Pienso en el teatro. Dos mujeres dicen sus verdades, con claridad, honestidad. Y esas verdades desmontan toda la indignidad de nuestra colectividad. La presentación de Manual del Bestiario Doméstico es una potente acción política, en la cual los espectadores quedamos comprometidos. Todo en esta obra —lugar, precio de entrada, diseño, dramaturgia— está pensado como acto político. Lo político, no como tema, sino como práctica de vida, como vivencia. Aquí no hay personajes que piensen por uno, ni tramas que resuelvan problemas por uno, ni diálogos entretenidos, ni una escenografía que “represente” otro lugar, ni la comodidad de observar la acción desde una zona de privilegio. Tampoco es este el espacio para fijar “la posición política correcta” y quiénes la representan; esas etiquetas se nos revelan como inservibles, otra forma más de enajenación de la que se lucra el poder del que, nos creemos, no somos sirvientes.
Plantearse el teatro como un acto político obliga a cuestionar cada detalle, hasta el precio que se le pone al boleto de entrada. (En este caso, pedir el mínimo federal y entrar gratis a tu comunidad es un acto de desafío total.) El arte como acto político implica poner en duda todo el aparato sobre el cual está montada la producción artística y actuar sobre ello. Incluye la relación del arte con la colectividad, la cual se redefine en el acto artístico mismo. Es un espacio incómodo, pero necesario, para cada espectador, en el que quedamos obligados a reconocer nuestra complicidad con los problemas que aquejan la sociedad. Arte político, aquel que se instala sobre una felizmente irresuelta contradicción: disimular lo estético para llamar nuestra atención sobre aquello que nos concierne como colectividad, que se nos revela precisamente gracias a lo estético que habíamos disimulado.

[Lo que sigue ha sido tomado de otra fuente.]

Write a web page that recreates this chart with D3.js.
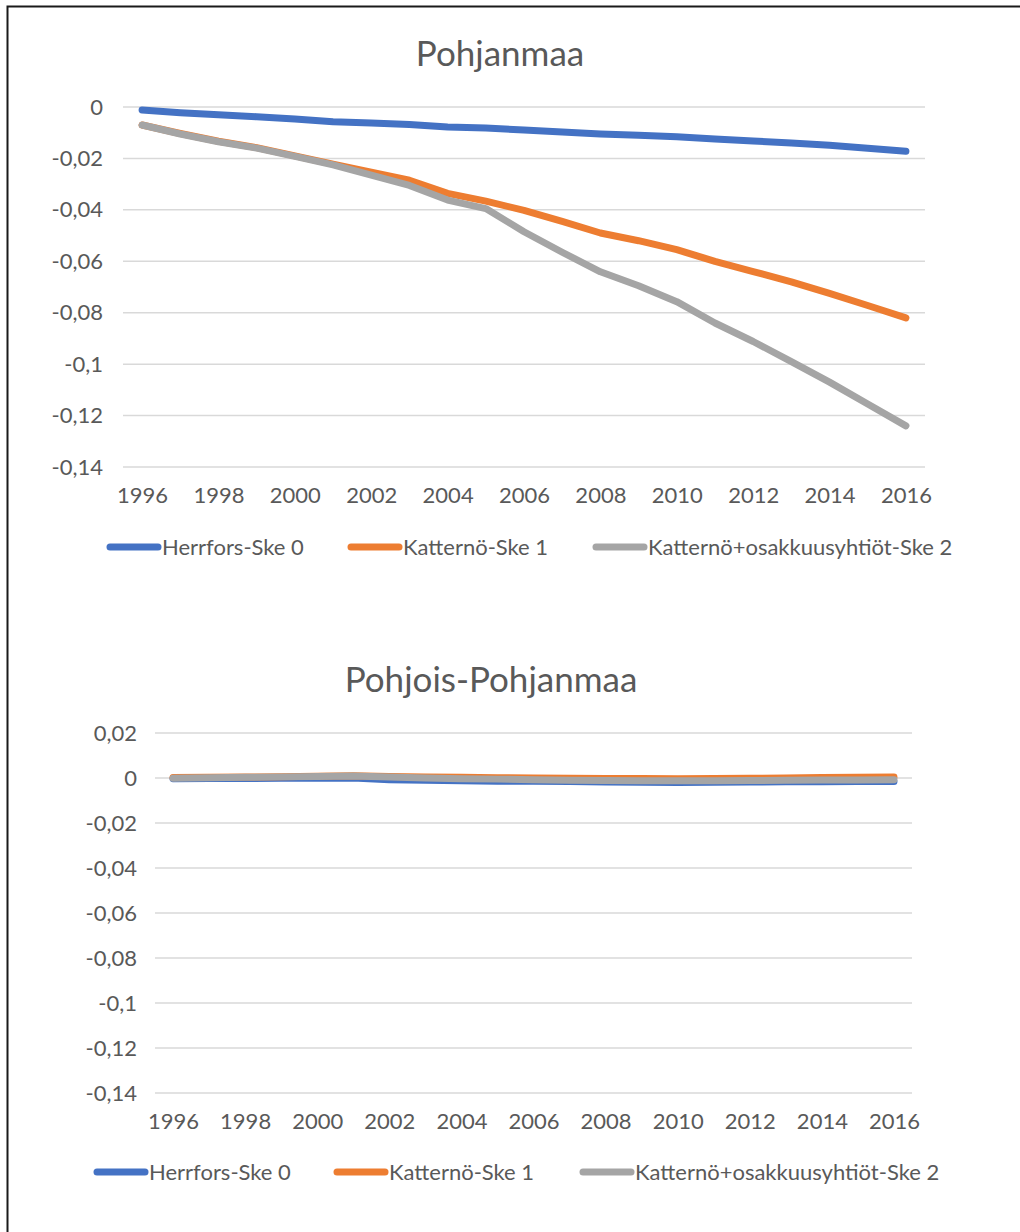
<!DOCTYPE html>
<html>
<head>
<meta charset="utf-8">
<script src="https://cdnjs.cloudflare.com/ajax/libs/d3/7.8.5/d3.min.js"></script>
<style>
  body { margin: 0; background: #fff; }
  svg { display: block; }
  text { font-family: Lato, "Open Sans", sans-serif; fill: #595959; }
</style>
</head>
<body>
<svg id="chart" width="1020" height="1232"></svg>
<script>
const years = d3.range(1996, 2017).map(String);
const yearTicks = ["1996", "1998", "2000", "2002", "2004", "2006", "2008", "2010", "2012", "2014", "2016"];
const seriesNames = ["Herrfors-Ske 0", "Katternö-Ske 1", "Katternö+osakkuusyhtiöt-Ske 2"];
const colors = ["#4472C4", "#ED7D31", "#A5A5A5"];

// Pohjanmaa
const pohjHerrfors = [-0.0012, -0.0022, -0.003, -0.0038, -0.0047, -0.0057, -0.0062, -0.0068, -0.0078, -0.0082,
  -0.0089, -0.0097, -0.0105, -0.011, -0.0116, -0.0124, -0.0132, -0.014, -0.0149, -0.016, -0.0172];
const pohjKatterno = [-0.007, -0.0103, -0.0133, -0.0158, -0.019, -0.0222, -0.0253, -0.0285, -0.0336, -0.0366,
  -0.0402, -0.0445, -0.049, -0.052, -0.0555, -0.06, -0.064, -0.068, -0.0725, -0.0772, -0.082];
const pohjKattOsakk = [-0.007, -0.0105, -0.0135, -0.016, -0.0192, -0.0225, -0.0265, -0.0305, -0.0362, -0.0395,
  -0.0485, -0.0565, -0.0641, -0.0695, -0.0757, -0.084, -0.0912, -0.099, -0.107, -0.1155, -0.124];
const pohjTicks = [0, -0.02, -0.04, -0.06, -0.08, -0.1, -0.12, -0.14];

// Pohjois-Pohjanmaa
const ppHerrfors = [-0.0003, -0.0002, -0.0002, -0.0001, -0.0001, 0.0, -0.0008, -0.001, -0.0012, -0.0014,
  -0.0015, -0.0016, -0.0018, -0.0019, -0.002, -0.0019, -0.0018, -0.0017, -0.0017, -0.0016, -0.0016];
const ppKatterno = [0.0002, 0.0003, 0.0004, 0.0006, 0.0008, 0.001, 0.0007, 0.0005, 0.0003, 0.0001,
  0.0, -0.0001, -0.0002, -0.0002, -0.0003, -0.0002, -0.0001, 0.0, 0.0002, 0.0003, 0.0004];
const ppKattOsakk = [-0.0001, 0.0001, 0.0003, 0.0005, 0.0007, 0.0009, 0.0004, 0.0, -0.0003, -0.0005,
  -0.0008, -0.001, -0.0011, -0.0012, -0.0012, -0.0012, -0.0011, -0.001, -0.0009, -0.0009, -0.0008];
const ppTicks = [0.02, 0, -0.02, -0.04, -0.06, -0.08, -0.1, -0.12, -0.14];

const fmt = d3.formatLocale({ decimal: ",", thousands: " ", grouping: [3], currency: ["", ""], minus: "-" }).format("~g");

const svg = d3.select("#chart");

// frame of the screenshot
svg.append("path")
  .attr("d", "M7.5,1232 L7.5,6.5 L1020,6.5")
  .attr("fill", "none")
  .attr("stroke", "#1a1a1a")
  .attr("stroke-width", 2);

function drawChart(cfg) {
  const g = svg.append("g");

  const x = d3.scalePoint().domain(years).range([cfg.left, cfg.right]).padding(0.5);
  const y = d3.scaleLinear().domain(cfg.domain).range([cfg.top, cfg.bottom]);

  g.append("text")
    .attr("x", cfg.titleX)
    .attr("y", cfg.titleY)
    .attr("text-anchor", "middle")
    .attr("font-size", 35)
    .text(cfg.title);

  // gridlines
  g.append("g")
    .selectAll("line")
    .data(cfg.ticks)
    .enter()
    .append("line")
    .attr("x1", cfg.left)
    .attr("x2", cfg.right)
    .attr("y1", (d) => y(d))
    .attr("y2", (d) => y(d))
    .attr("stroke", "#D9D9D9")
    .attr("stroke-width", 1.5);

  // y axis labels
  const yAxis = d3.axisLeft(y).tickValues(cfg.ticks).tickFormat(fmt).tickSize(0).tickPadding(0);
  const ya = g.append("g").attr("transform", `translate(${cfg.yLabelX},0)`).call(yAxis);
  ya.select(".domain").remove();
  ya.selectAll("text").attr("font-size", 22).attr("font-family", null).attr("fill", "#595959");

  // x axis labels
  const xAxis = d3.axisBottom(x).tickValues(yearTicks).tickSize(0).tickPadding(0);
  const xa = g.append("g").attr("transform", `translate(0,${cfg.xLabelY})`).call(xAxis);
  xa.select(".domain").remove();
  xa.selectAll("text").attr("font-size", 22).attr("font-family", null).attr("fill", "#595959");

  const line = d3.line().x((d, i) => x(years[i])).y((d) => y(d));

  g.append("g")
    .selectAll("path")
    .data(cfg.series)
    .enter()
    .append("path")
    .attr("d", (d) => line(d))
    .attr("fill", "none")
    .attr("stroke", (d, i) => colors[i])
    .attr("stroke-width", 7)
    .attr("stroke-linecap", "round")
    .attr("stroke-linejoin", "round");

  // legend
  const lg = g.append("g")
    .selectAll("g")
    .data(seriesNames)
    .enter()
    .append("g")
    .attr("transform", (d, i) => `translate(${cfg.legendX[i]},${cfg.legendY})`);
  lg.append("line")
    .attr("x1", 3).attr("x2", 51)
    .attr("stroke", (d, i) => colors[i])
    .attr("stroke-width", 7)
    .attr("stroke-linecap", "round");
  lg.append("text")
    .attr("x", 55)
    .attr("dy", "0.35em")
    .attr("font-size", 22)
    .text((d) => d);
}

drawChart({
  title: "Pohjanmaa", titleX: 500, titleY: 66,
  left: 123, right: 925, top: 107, bottom: 467,
  domain: [0, -0.14], ticks: pohjTicks,
  yLabelX: 103, xLabelY: 487,
  series: [pohjHerrfors, pohjKatterno, pohjKattOsakk],
  legendX: [107, 348, 593], legendY: 547
});

drawChart({
  title: "Pohjois-Pohjanmaa", titleX: 491, titleY: 692,
  left: 155, right: 912, top: 733, bottom: 1093,
  domain: [0.02, -0.14], ticks: ppTicks,
  yLabelX: 137, xLabelY: 1113,
  series: [ppHerrfors, ppKatterno, ppKattOsakk],
  legendX: [94, 334, 580], legendY: 1172
});
</script>
</body>
</html>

Las Nietas de Nonó: Mujeres. Negras. Pobres. Artistas. Heroínas. En este país ciego, sordo y achantao, aquellas personas que no se supone que hablen, aquellas personas que se supone “no existen”, esas personas a las que todo se les niega, son las que nos brindan esta irrebatible lección de independencia, autosuficiencia, virtuosismo, honestidad. DIGNIDAD. Si tan solo nos miráramos todos en ese espejo.